Hypersonic vehicles essentially need two propulsion systems -- a rocket or turbine to launch the craft and ramjets or scramjets that obtain the hypersonic speeds but must be airborne before they can begin working.
A series of tests that will extend through next year involves the X-51 scramjet engine demonstrator, an unmanned vehicle that will be launched off the wing of a plane in the same fashion that the X-43A made its record-setting flight. The test team consists of Boeing Phantom Works, Pratt & Whitney and the Air Force Research Laboratory at Wright-Patterson Air Force Base in Ohio.
Perhaps the most secretive is the Blackswift program, an extension of another program known as Falcon, a collaborative effort between Lockheed Martin's Skunk Works and DARPA.
The Falcon program aims at developing a reusable hypersonic cruise vehicle, HCV, capable of delivering 12,000 pounds of payload at a distance of 9,000 nautical miles, in less than two hours.

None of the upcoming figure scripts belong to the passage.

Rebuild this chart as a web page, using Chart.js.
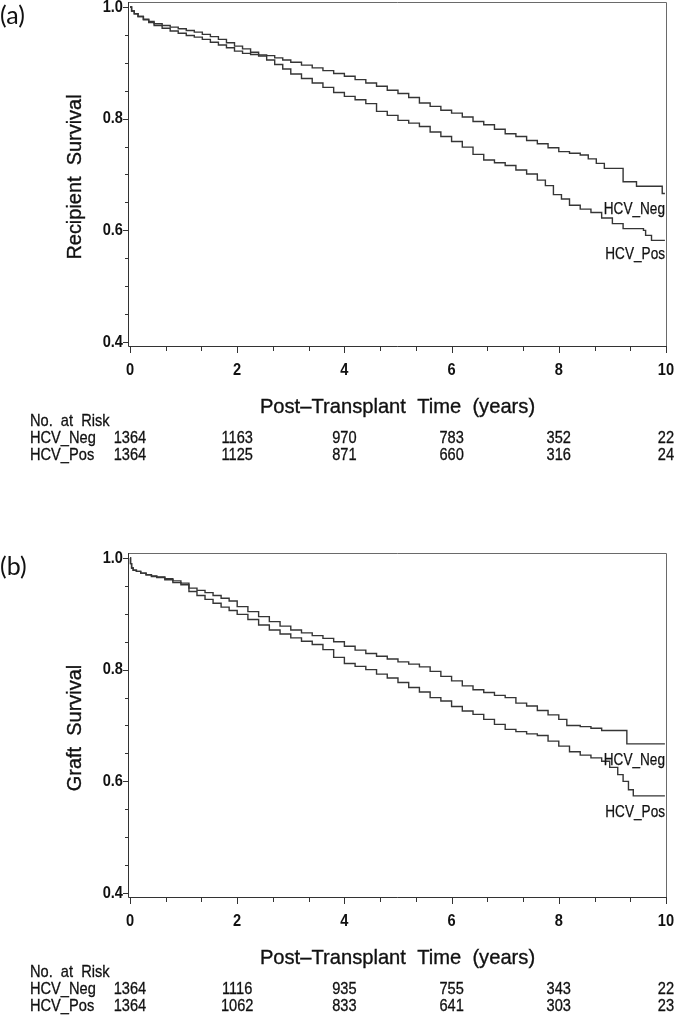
<!DOCTYPE html>
<html><head><meta charset="utf-8">
<script src="https://cdn.jsdelivr.net/npm/chart.js@4.4.0/dist/chart.umd.min.js"></script>
<style>
html,body{margin:0;padding:0;background:#fff;overflow:hidden;width:675px;height:1020px;}
.panel{position:absolute;left:0;width:675px;height:469px;}
#pa{top:0}#pb{top:551px}
</style></head><body>
<div class="panel" id="pa"><canvas id="ca" width="675" height="469"></canvas></div>
<div class="panel" id="pb"><canvas id="cb" width="675" height="469"></canvas></div>
<script>
const xTickLabels=[0,2,4,6,8,10];
const yTickLabels=[0.4,0.6,0.8,1.0];
const riskTimes=[0,2,4,6,8,10];
const riskA_Neg=[1364,1163,970,783,352,22];
const riskA_Pos=[1364,1125,871,660,316,24];
const riskB_Neg=[1364,1116,935,755,343,22];
const riskB_Pos=[1364,1062,833,641,303,23];

const timeA_Neg=[0,0.03,0.08,0.15,0.25,0.35,0.45,0.6,0.75,0.9,1.05,1.2,1.35,1.5,1.65,1.8,1.95,2.1,2.25,2.4,2.55,2.7,2.85,3.0,3.2,3.4,3.6,3.8,4.0,4.2,4.4,4.6,4.8,5.0,5.2,5.4,5.6,5.8,6.0,6.2,6.4,6.6,6.8,7.0,7.2,7.4,7.6,7.8,8.0,8.2,8.4,8.55,8.7,8.85,9.2,9.45,9.93,9.98];
const survA_Neg=[1.0,0.993,0.988,0.983,0.977,0.972,0.967,0.962,0.957,0.953,0.949,0.946,0.942,0.937,0.932,0.927,0.921,0.917,0.915,0.914,0.913,0.909,0.905,0.901,0.896,0.891,0.886,0.881,0.876,0.870,0.864,0.858,0.851,0.845,0.838,0.828,0.822,0.815,0.810,0.803,0.795,0.789,0.781,0.773,0.768,0.761,0.755,0.748,0.741,0.738,0.735,0.728,0.720,0.711,0.687,0.679,0.666,0.666];
const timeA_Pos=[0,0.03,0.08,0.15,0.25,0.35,0.45,0.6,0.75,0.9,1.05,1.2,1.35,1.5,1.65,1.8,1.95,2.1,2.25,2.4,2.55,2.7,2.85,3.0,3.2,3.4,3.6,3.8,4.0,4.2,4.4,4.6,4.8,5.0,5.2,5.4,5.6,5.8,6.0,6.2,6.4,6.6,6.8,7.0,7.2,7.4,7.6,7.75,7.9,8.05,8.2,8.4,8.6,8.8,9.0,9.2,9.58,9.62,9.73,9.98];
const survA_Pos=[1.0,0.993,0.988,0.983,0.978,0.974,0.970,0.967,0.964,0.961,0.958,0.955,0.951,0.947,0.942,0.936,0.930,0.925,0.919,0.912,0.905,0.897,0.889,0.880,0.872,0.864,0.856,0.847,0.840,0.834,0.827,0.813,0.806,0.797,0.792,0.786,0.776,0.768,0.759,0.749,0.736,0.726,0.721,0.716,0.708,0.701,0.690,0.680,0.664,0.656,0.645,0.638,0.632,0.622,0.612,0.603,0.600,0.591,0.582,0.582];

const timeB_Neg=[0,0.01,0.03,0.06,0.12,0.2,0.3,0.4,0.5,0.65,0.8,0.95,1.1,1.25,1.4,1.55,1.7,1.85,2.0,2.2,2.4,2.6,2.8,3.0,3.2,3.4,3.6,3.8,4.0,4.2,4.4,4.6,4.8,5.0,5.2,5.4,5.6,5.8,6.0,6.2,6.4,6.6,6.8,7.0,7.2,7.4,7.6,7.8,8.0,8.15,8.4,8.6,8.8,9.27,9.98];
const survB_Neg=[1.0,0.99,0.982,0.978,0.976,0.973,0.970,0.967,0.965,0.961,0.956,0.952,0.946,0.942,0.938,0.933,0.928,0.923,0.913,0.904,0.895,0.886,0.878,0.871,0.866,0.861,0.856,0.850,0.842,0.835,0.829,0.824,0.819,0.814,0.810,0.805,0.797,0.788,0.780,0.771,0.764,0.759,0.754,0.750,0.740,0.735,0.727,0.719,0.711,0.700,0.698,0.695,0.691,0.667,0.667];
const timeB_Pos=[0,0.01,0.03,0.06,0.12,0.2,0.3,0.4,0.5,0.65,0.8,0.95,1.1,1.25,1.4,1.55,1.7,1.85,2.0,2.2,2.4,2.6,2.8,3.0,3.2,3.4,3.6,3.8,4.0,4.2,4.4,4.6,4.8,5.0,5.2,5.4,5.6,5.8,6.0,6.2,6.4,6.6,6.8,7.0,7.2,7.4,7.6,7.8,8.0,8.2,8.4,8.6,8.8,8.95,9.1,9.2,9.3,9.39,9.98];
const survB_Pos=[1.0,0.99,0.982,0.978,0.976,0.973,0.970,0.968,0.966,0.963,0.959,0.955,0.940,0.933,0.926,0.919,0.912,0.906,0.899,0.890,0.880,0.871,0.864,0.857,0.851,0.845,0.836,0.822,0.811,0.806,0.800,0.792,0.785,0.777,0.768,0.760,0.750,0.744,0.734,0.726,0.720,0.711,0.702,0.693,0.689,0.685,0.682,0.672,0.663,0.653,0.647,0.642,0.636,0.625,0.612,0.600,0.585,0.574,0.574];

const seriesNames=['HCV_Neg','HCV_Pos'];
const SANS='"Liberation Sans", Arial, sans-serif';

function txt(ctx,s,x,y,align,font,sx,heavy){
  ctx.save();ctx.translate(x,y);ctx.scale(sx||1,1);
  ctx.font=font;ctx.textAlign=align;ctx.textBaseline='middle';ctx.fillStyle='#111';
  ctx.fillText(s,0,0);
  if(heavy){ctx.strokeStyle='#111';ctx.lineWidth=heavy;ctx.strokeText(s,0,0);}
  ctx.restore();
}

function makeChart(id,letter,yTitle,tNeg,sNeg,tPos,sPos,rNeg,rPos,labNegY,labPosY){
  const deco={
    id:'deco'+letter,
    afterDraw(chart){
      const ctx=chart.ctx,a=chart.chartArea,xs=chart.scales.x,ys=chart.scales.y;
      ctx.save();
      ctx.lineWidth=1;
      ctx.strokeStyle='#6a6a6a';
      ctx.beginPath();
      ctx.moveTo(a.left,a.top+0.5);ctx.lineTo(a.right-0.5,a.top+0.5);ctx.lineTo(a.right-0.5,a.bottom);
      ctx.stroke();
      ctx.strokeStyle='#333';
      ctx.beginPath();
      ctx.moveTo(a.left+0.5,a.top);ctx.lineTo(a.left+0.5,a.bottom-0.5);ctx.lineTo(a.right,a.bottom-0.5);
      ctx.stroke();
      ctx.beginPath();
      for(let k=0;k<=15;k++){
        const px=Math.round(xs.getPixelForValue(k*2/3))+0.5;
        const len=(k%3===0)?6:4;
        ctx.moveTo(px,a.bottom);ctx.lineTo(px,a.bottom+len);
      }
      for(let k=0;k<=12;k++){
        const py=Math.round(ys.getPixelForValue(0.4+k*0.05))+0.5;
        const len=(k%4===0)?5:3;
        ctx.moveTo(a.left-len,py);ctx.lineTo(a.left,py);
      }
      ctx.stroke();
      // tick labels from the library's scales
      const tf='bold 17px '+SANS;
      xs.ticks.forEach(t=>{txt(ctx,String(t.value),xs.getPixelForValue(t.value),a.bottom+23,'center',tf,0.86);});
      ys.ticks.forEach(t=>{txt(ctx,t.value.toFixed(1),a.left-5,ys.getPixelForValue(t.value),'right',tf,0.86);});
      // panel letter
      txt(ctx,'('+letter+')',0,16,'left','25px Lato, "Open Sans", sans-serif',1);
      // y title
      ctx.save();ctx.translate(75,177);ctx.rotate(-Math.PI/2);
      txt(ctx,yTitle,0,0,'center','21px '+SANS,0.95,0.35);
      ctx.restore();
      // x title
      txt(ctx,'Post\u2013Transplant  Time  (years)',(a.left+a.right)/2,407,'center','21px '+SANS,0.96,0.35);
      // curve labels
      txt(ctx,seriesNames[0],665,labNegY,'right','16px '+SANS,0.85,0.25);
      txt(ctx,seriesNames[1],665,labPosY,'right','16px '+SANS,0.85,0.25);
      // risk table
      const f='17px '+SANS;
      txt(ctx,'No.  at  Risk',30,421,'left',f,0.86,0.3);
      txt(ctx,seriesNames[0],30,438,'left',f,0.86,0.3);
      txt(ctx,seriesNames[1],30,455,'left',f,0.86,0.3);
      riskTimes.forEach((t,i)=>{
        const px=xs.getPixelForValue(t);
        txt(ctx,String(rNeg[i]),px,438,'center',f,0.86,0.3);
        txt(ctx,String(rPos[i]),px,455,'center',f,0.86,0.3);
      });
      ctx.restore();
    }
  };
  const mk=(t,s)=>t.map((v,i)=>({x:v,y:s[i]}));
  return new Chart(document.getElementById(id),{
    type:'line',
    data:{datasets:[
      {label:seriesNames[0],data:mk(tNeg,sNeg),stepped:true,borderColor:'#353535',borderWidth:1.4,pointRadius:0,fill:false},
      {label:seriesNames[1],data:mk(tPos,sPos),stepped:true,borderColor:'#353535',borderWidth:1.4,pointRadius:0,fill:false}
    ]},
    options:{
      responsive:false,animation:false,devicePixelRatio:1,
      layout:{padding:{top:2,right:8,left:0,bottom:0}},
      plugins:{legend:{display:false},tooltip:{enabled:false}},
      scales:{
        x:{type:'linear',min:-0.037,max:10.019,
          grid:{display:false,drawTicks:false},border:{display:false},
          afterBuildTicks:(sc)=>{sc.ticks=xTickLabels.map(v=>({value:v}));},
          afterFit:(sc)=>{sc.height=122;},
          ticks:{display:false}
        },
        y:{type:'linear',min:0.391,max:1.009,
          grid:{display:false,drawTicks:false},border:{display:false},
          afterBuildTicks:(sc)=>{sc.ticks=yTickLabels.map(v=>({value:v}));},
          afterFit:(sc)=>{sc.width=128;},
          ticks:{display:false}
        }
      }
    },
    plugins:[deco]
  });
}

makeChart('ca','a','Recipient  Survival',timeA_Neg,survA_Neg,timeA_Pos,survA_Pos,riskA_Neg,riskA_Pos,210,255);
makeChart('cb','b','Graft  Survival',timeB_Neg,survB_Neg,timeB_Pos,survB_Pos,riskB_Neg,riskB_Pos,210,262);
</script>
</body></html>
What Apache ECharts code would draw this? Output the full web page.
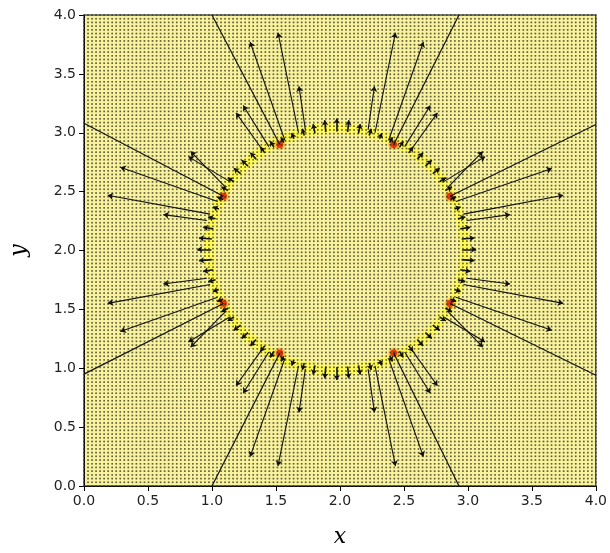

DARPA offered new details of the Blackswift tests in budget documents that accompanied the release of President Bush's defense budget this week.
DARPA described the Blackswift tests as "an evolution" of the reusable HCV developed under the Falcon program. The goal, said DARPA, is to eventually develop "enhanced-capability" high-speed vehicles for intelligence, surveillance, reconnaissance, strike "or other national need missions."
Lockheed Martin is doing preliminary work with DARPA on Blackswift but the program is still evolving and no contract has been issued. Lewis said the X-51 development and Blackswift are separate programs but are "clearly linked through technology." The Air Force deputy program manager for Blackswift will be stationed at the Air Force Research Laboratory near the X-51 program, he said.
U.S. officials are also working with Australian researchers in what Lewis described as "an extremely sophisticated" program to delve into the fundamentals of physics involving hypersonic flights. Those tests, known as High Fire, are being carried out at an installation in the Australian Outback and will feed into the X-51 and Blackswift programs.